Problem on graphs with more edge than a Turan number I ran into the following problem when revising for a Graph Theory exam - I had already solved part c) however I am keeping it in as it seems to link to part d).

Now I see these type of problems on Turan graphs quite frequently, however, I have always struggled with problems such as these where it involves graphs with more edges than its Turan number. 

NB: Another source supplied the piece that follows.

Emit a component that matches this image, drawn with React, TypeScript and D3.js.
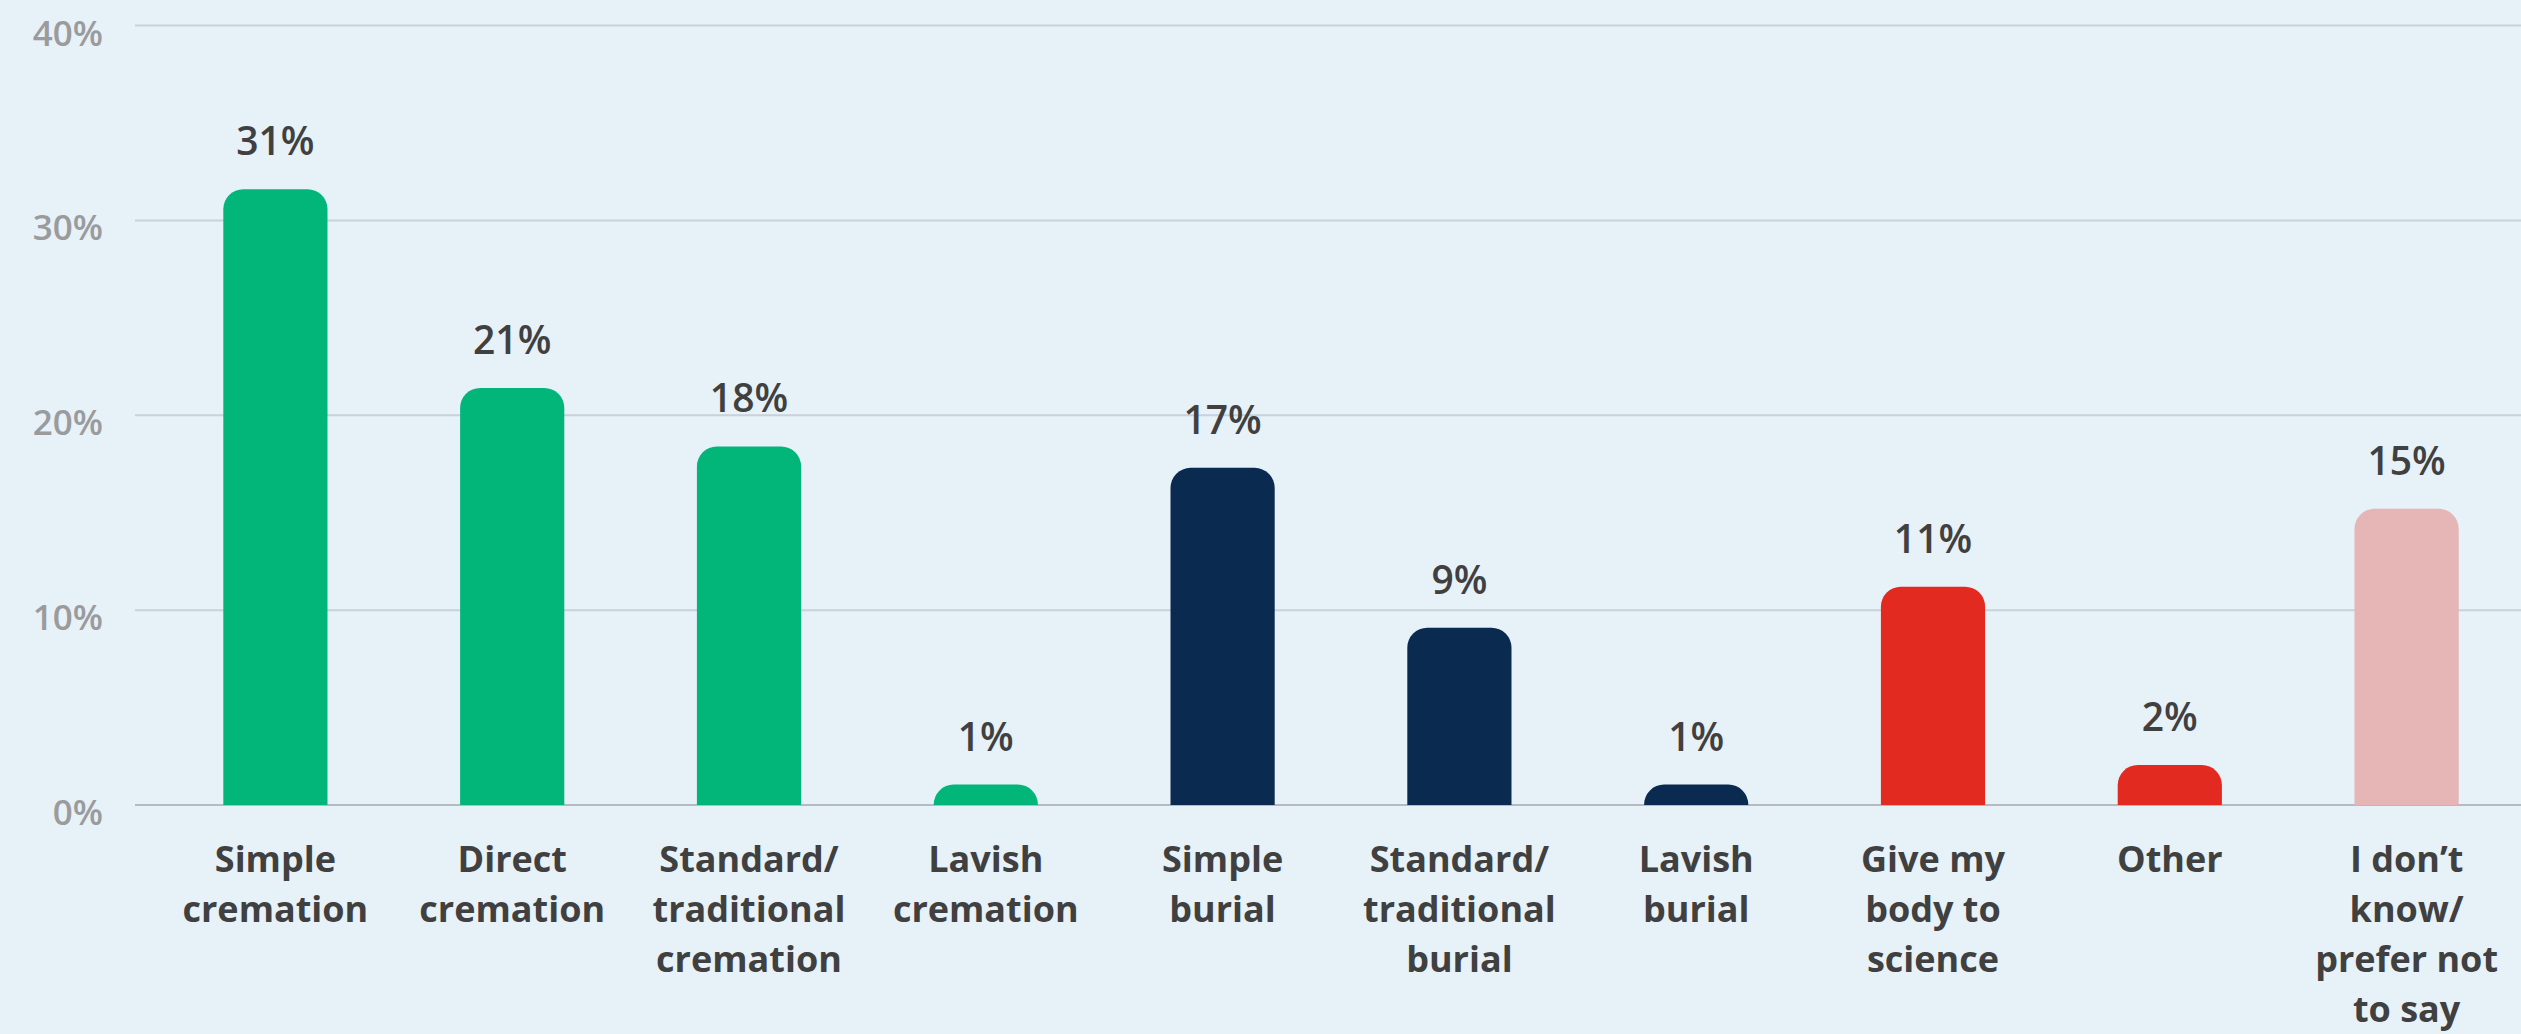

The Turan number $t_r(n)$ represents the maximum number of edges a graph with $n$ vertices can have and not contain a copy of $K_{r+1}$. So in this case having $t_2(n) + 2$ edges would then contain at least a triangle. However, I am not sure how this would link together with subgraphs of size 5 or 7 - perhaps 5/7 vertices come from removing a vertex from a graph described in the previous part?
I'd be grateful if anyone could give any pointers on the general techniques / things to try when facing these problems.
 A: A partial answer:
We use a similar proof structure here akin to the induction proof of Turan's theorem. We use induction on $|G|$, the number of vertices.
Base case, $n=5:$ Suppose $e(G) = t_2(5) + 2 = 8$. We just take subgraph $H \leq G$ with $H = G$ so $|H| = 5, e(H) = e(G) = t_2(5) + 2$
Inductive case: suppose true up to $|G| < n$, then for $|G| = n$:
Claim: $G$ has a subgraph $K'$ such that $\delta(K') \leq \delta(T_2(n))$, i.e. the min. degree of $K'$ is smaller than the min. degree of $T_2(n)$.
Proof of claim: Taking contrapositive of the last part of part c), we have that if $e(K') \leq t_2(n) + 2$ then $\delta(K') \leq \delta(T_2(n))$. Since $e(G) \geq t_2(n)+2$ it does indeed has a subgraph $K'$ with $e(K') = t_2(n) + 2$. So the lemma applies and $\delta(K') \leq \delta(T_2(n))$ as required.
By the claim, then, $K'$ has a vertex $v$ with $d(v) = \delta(K') \leq \delta(T_2(n))$. For $K = K'-v$ we have that $K \leq K' \leq G$, so $K$ is a subgraph of $G$ and:
$e(K) = e(K') - d(v) \geq (t_2(n) + 2) - \delta(T_2(n)) = t_2(n-1) + 2$ (last step by property of Turan graphs: $t_r(n) - \delta(T_r(n) = t_r(n-1)$).
Here the $IH$ applies on $K$ and $K$ has a subgraph $H$ with our desired properties, thus $H \leq K \leq G$ and $H$ is also a subgraph of $G$. As required.